Without proper online and offline attribution, you’d never be able to identify opportunities for improvement like this. Attribution helps you to better understand the actions that customers typically take as they go through the buyer’s journey, and create touches that help to facilitate their movement through the funnel. Without it, you lack the required understanding to make the right optimizations.
LeadsRx registers the exact time that a radio or TV spot is aired. Then, we measure the lift in online traffic and revenue for the time period after the advertisements air. Even if the offline advertisement doesn’t lead to purchases right away, you can still track the effectiveness of the ad by inferring which customers took digital actions based on having viewed the ad. Even if they had previously interacted with your company, our system can determine when a customer likely took action based on their engagement with offline advertisements and other touchpoints.
A Two-Way Street
Online and offline attribution doesn’t just help customers understand how customers who first engage with offline touchpoints are brought into the fold. Our system also helps our customers to measure and understand the effect that their online ads had on offline sales.

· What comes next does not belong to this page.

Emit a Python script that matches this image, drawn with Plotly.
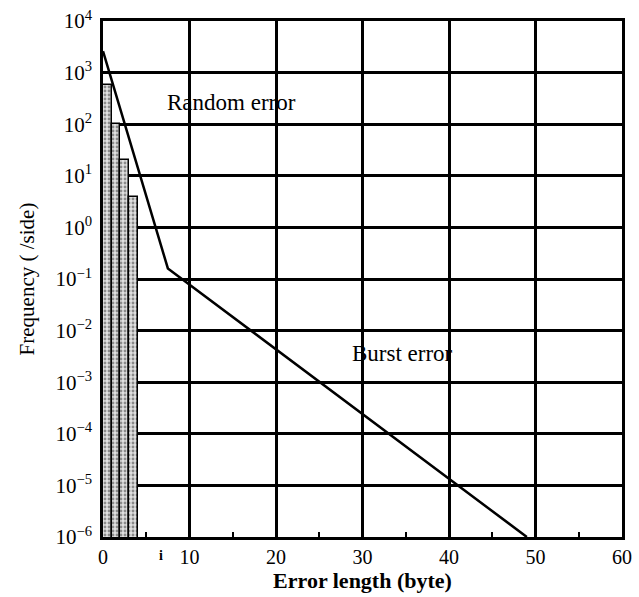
import plotly.graph_objects as go

# Data
bar_x = [0.5, 1.5, 2.5, 3.5]
bar_y = [580, 100, 20, 3.9]
line_x = [0, 7.5, 49]
line_y = [2600, 0.16, 1e-6]
y_exps = [-6, -5, -4, -3, -2, -1, 0, 1, 2, 3, 4]
x_ticks = [0, 10, 20, 30, 40, 50, 60]

serif = "Liberation Serif, Times New Roman, serif"

fig = go.Figure()
fig.add_trace(go.Bar(
    x=bar_x, y=bar_y, width=1.0,
    marker=dict(color="#e0e0e0",
                pattern=dict(shape=".", fgcolor="#333", bgcolor="#e0e0e0", size=4, solidity=0.4),
                line=dict(color="black", width=1.5)),
    showlegend=False,
))
fig.add_trace(go.Scatter(
    x=line_x, y=line_y, mode="lines",
    line=dict(color="black", width=2.5), showlegend=False,
))

fig.add_annotation(x=14.8, y=2.42, yref="y", text="Random error", showarrow=False,
                   font=dict(family=serif, size=23, color="black"))
fig.add_annotation(x=34.6, y=-2.45, yref="y", text="Burst error", showarrow=False,
                   font=dict(family=serif, size=23, color="black"))
fig.add_annotation(x=0.104, y=-0.055, xref="paper", yref="paper", text="<b>i</b>", showarrow=False,
                   font=dict(family=serif, size=14, color="black"))

ticktext = ["10<sup>%s</sup>" % (("\u2212%d" % -e) if e < 0 else str(e)) for e in y_exps]

fig.update_layout(
    width=639, height=597,
    margin=dict(l=103, r=17, t=21, b=60, autoexpand=False),
    paper_bgcolor="white", plot_bgcolor="white",
    bargap=0,
    font=dict(family=serif, size=20, color="black"),
    xaxis=dict(range=[0, 60], tickvals=x_ticks, showgrid=True, gridcolor="black", gridwidth=2.5,
               showline=True, linecolor="black", linewidth=2.5, mirror=True,
               ticks="", zeroline=False, automargin=False,
               minor=dict(tickvals=[5, 15, 25, 35, 45, 55], ticks="inside", ticklen=5,
                          tickcolor="black", tickwidth=2, showgrid=False),
               title=dict(text="<b>Error length (byte)</b>", font=dict(family=serif, size=22), standoff=6),
               tickfont=dict(family=serif, size=20)),
    yaxis=dict(type="log", range=[-6, 4], tickvals=[10 ** e for e in y_exps], ticktext=ticktext,
               showgrid=True, gridcolor="black", gridwidth=2.5,
               showline=True, linecolor="black", linewidth=2.5, mirror=True,
               ticks="", zeroline=False, ticklabelstandoff=4, automargin=False,
               title=dict(text="Frequency ( /side)", font=dict(family=serif, size=21), standoff=16),
               tickfont=dict(family=serif, size=21)),
)

fig.write_html("out.html")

LeadsRx uses location tracking to determine when online ads have created a non-digital response as well. For instance — if a customer saw an online ad for the car dealership, then two days later their GPS tracker states that they visited the dealership for an hour, we can infer that the ad led them to take offline action.
The main point that we want to drive home here is that automotive attribution for both offline and online channels complement each other, giving companies deep insights into the actions of different customer personas. With this information, you can more accurately gauge how effective specific advertisements are for your business.
The Missing Link
Most of our customers come to us completely in the dark regarding how their online and offline channels work together to facilitate a positive customer experience. They know that there are interactions taking place there. They know that customers that see offline advertisements might take online actions to learn more and vice versa. But — they have no idea how to quantify how often that is happening or how substantially it affects their ultimate ability to create sales.
LeadsRx helps companies to bridge this gap. Our advanced system helps companies to quantify how often customers engage with their advertisements and touchpoints (both online and offline) and infer when they take actions based on those engagements.